Leave out the pictures, and retype only the lines from the beginning of the material through the line that contains "import numpy as np", including both.

_Source data_

══════════════════════════════

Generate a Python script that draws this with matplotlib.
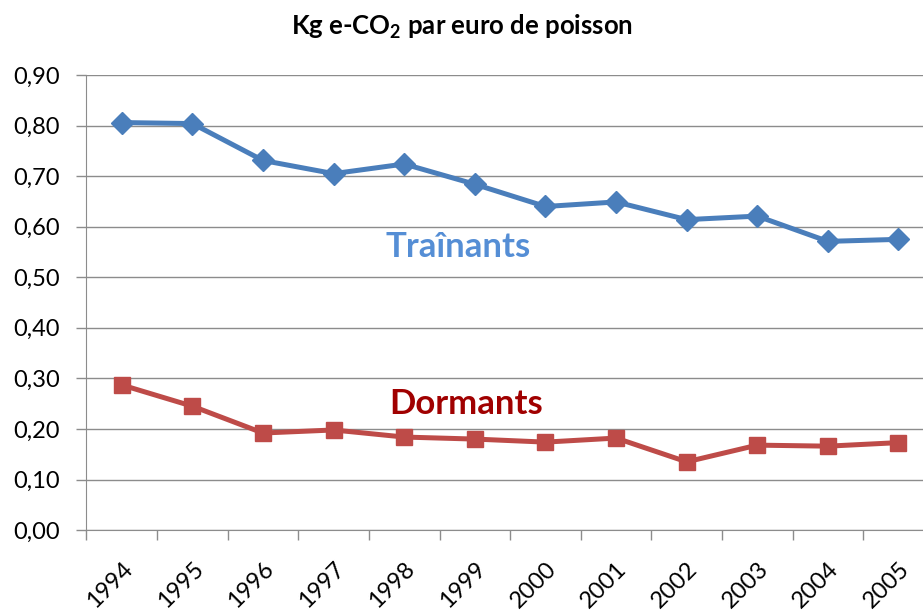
import matplotlib.pyplot as plt
import numpy as np

# Kg e-CO2 per euro of fish, 1994-2005
years = ['1994', '1995', '1996', '1997', '1998', '1999',
         '2000', '2001', '2002', '2003', '2004', '2005']
trainants = [0.806, 0.804, 0.731, 0.705, 0.724, 0.684,
             0.640, 0.649, 0.614, 0.621, 0.571, 0.575]
dormants = [0.287, 0.245, 0.192, 0.198, 0.184, 0.180,
            0.174, 0.182, 0.135, 0.168, 0.166, 0.173]

plt.rcParams['font.family'] = ['Lato', 'DejaVu Sans']

fig = plt.figure(figsize=(9.23, 6.10), dpi=100)
ax = fig.add_axes([0.0937, 0.131, 0.918, 0.746])

x = np.arange(len(years))
ax.plot(x, trainants, color='#4A7EBB', lw=3.6, marker='D', ms=11, zorder=3)
ax.plot(x, dormants, color='#BE4B48', lw=3.6, marker='s', ms=12, zorder=3)

ax.text(4.76, 0.56, 'Traînants', color='#558ED5', fontsize=25, fontweight='bold',
        ha='center', va='center')
ax.text(4.88, 0.249, 'Dormants', color='#A00000', fontsize=25, fontweight='bold',
        ha='center', va='center')

ax.set_xlim(-0.5, len(years) - 0.5)
ax.set_ylim(0, 0.9)
ticks = np.arange(0, 0.91, 0.1)
ax.set_yticks(ticks)
ax.set_yticklabels([f'{v:.2f}'.replace('.', ',') for v in ticks], fontsize=17)
ax.yaxis.grid(True, color='#8C8C8C', lw=1)
ax.set_axisbelow(True)

ax.set_xticks(x)
ax.set_xticklabels(years, rotation=45, ha='right', va='top',
                   rotation_mode='anchor', fontsize=17)
ax.tick_params(axis='x', length=0, pad=20)
ax.set_xticks(np.arange(-0.5, len(years)), minor=True)
ax.tick_params(axis='x', which='minor', length=7, color='#8C8C8C', width=1)
ax.tick_params(axis='y', length=7, color='#8C8C8C', width=1, pad=12)

for s in ['top', 'right']:
    ax.spines[s].set_visible(False)
for s in ['left', 'bottom']:
    ax.spines[s].set_color('#8C8C8C')

fig.text(0.5, 1 - 27 / 610, 'Kg e-CO$\\mathregular{_2}$ par euro de poisson',
         ha='center', va='center', fontsize=18.5, fontweight='bold')

fig.savefig('out.png', dpi=100)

══════════════════════════════

_Written answer_
Generate a Python script that draws this with matplotlib.
import matplotlib.pyplot as plt
import numpy as np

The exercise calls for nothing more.